Rappels théoriques ou messages clairs

Dans ces deux affaires, une question dérangeante survient. Et si les menteurs avaient été des très jeunes chercheurs, tout juste embauchés, voire en CDD ? Auraient-ils bénéficié d’un traitement aussi bénin ? Le communiqué du 24 août 2021 se termine ainsi : « le CNRS rappellera chaque fois que nécessaire les principes de la charte française de déontologie des métiers de la recherche. » Ce n’est pas de rappels théoriques dont la société a besoin. C’est de messages clairs permettant notamment aux intermédiaires – journalistes, dirigeants politiques – de ne pas hésiter lorsqu’il faut parler de mensonges et non de « controverses ».

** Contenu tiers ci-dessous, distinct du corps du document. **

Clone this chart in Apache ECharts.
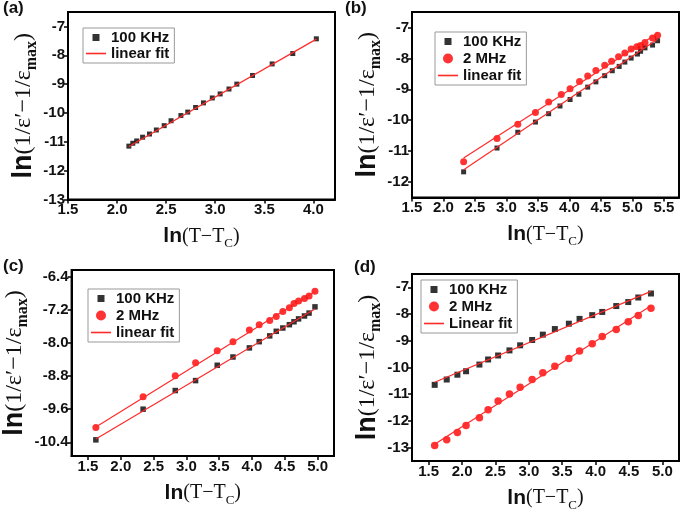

Antoine Petit écrit que les scientifiques ont rarement choisi ce métier dans l’objectif de s’adresser au large public, et qu’il n’y a donc aucune « obligation » à le faire. C’est vrai. En revanche, les directions des institutions scientifiques et universités ont cette obligation morale et sociale, dès lors que l’un de leurs membres utilise son statut de scientifique pour tromper les citoyens. Ce n’est pas agréable à faire – comme lorsqu’il s’agit de punir un scientifique ayant commis une faute déontologique, une fraude, dans le cadre de son activité de recherche – mais cela fait partie du job.